A $20 bottle, the 2009 Quinta Nova de Nossa Senhora do Carmo (don’t make me write that again!) was our No. 2 choice, a fresh, elegant wine that was juicy and earthy, while a $12 bottle, the 2009 Lavradores de Feitoria was a pleasing combination of exotic fruit flavors and tannic rasp. It was our No. 5 wine.
That left the fine middle ground. We tasted four bottles priced $30 to $46, and liked all of them. These included our No. 1 bottle, the 2008 Niepoort Redoma, a graceful, complex wine that was focused and precise, and the No. 4, the 2008 Domini Plus from José Maria da Fonseca, an earthy, plummy, spicy wine. This may be the most fertile area for the most satisfying Douro wines, where producers can take the steps to ensure top quality without yielding to excess.
The 20 bottles were primarily from the 2009 and 2008 vintages. The two years were different, with ’09 yielding riper, fruitier wines and ’08 those with clearer acidity. Either way, aside from the least expensive bottles, these wines will benefit from a few years of aging to integrate.
All told, the tasting reinforced our notion that the Douro bears close watching. With so much going for it, the potential is enormous.
Niepoort Douro Redoma Tinto 2008, $45, ***
Graceful, complex and well-balanced, with a spicy, herbal edge to the aromas and flavors of fruit and flowers.

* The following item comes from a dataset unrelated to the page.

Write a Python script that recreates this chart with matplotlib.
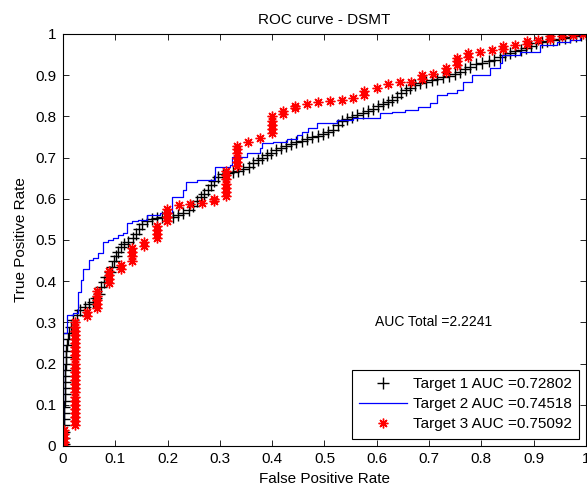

Quinta Nova de Nossa Senhora do Carmo Douro QN Colheita tinto 2009, $20, ***
Elegant and fresh with lingering plummy, mineral flavors.
Palestra 2008 Douro, $9, ** ½
Pleasing and lightly structured with straightforward herbal and fruit flavors.
José Maria da Fonseca Domini Plus 2008 Douro, $36, ** ½
Earthy flavors of plums and spice with a touch of oak.
Lavradores de Feitoria Lavradores de Feitoria Tinto 2009 Douro, $12, ** ½
Exotic flavors of wild herbs, anise and fruit with dusty tannins.
Sogrape Douro Callabriga 2008, $16, **
Bright flavors of sweet black fruit and oak.
CARM Douro Reserva 2008, $30, **
Rich and perfumed with plenty of ripe fruit and oak.
Quinta do Crasto Quinta do Crasto Reserva Vinhas Velhas 2009 Douro Reserva, $46, **
Plummy, earthy and a touch oaky.
Dow's Douro Vale do Bomfim 2008, $12, **
Rough yet juicy with flavors of red fruit and flowers.
Wine & Soul Douro Pintas 2008, $81, **
Jammy, oaky and powerful; you can taste the money.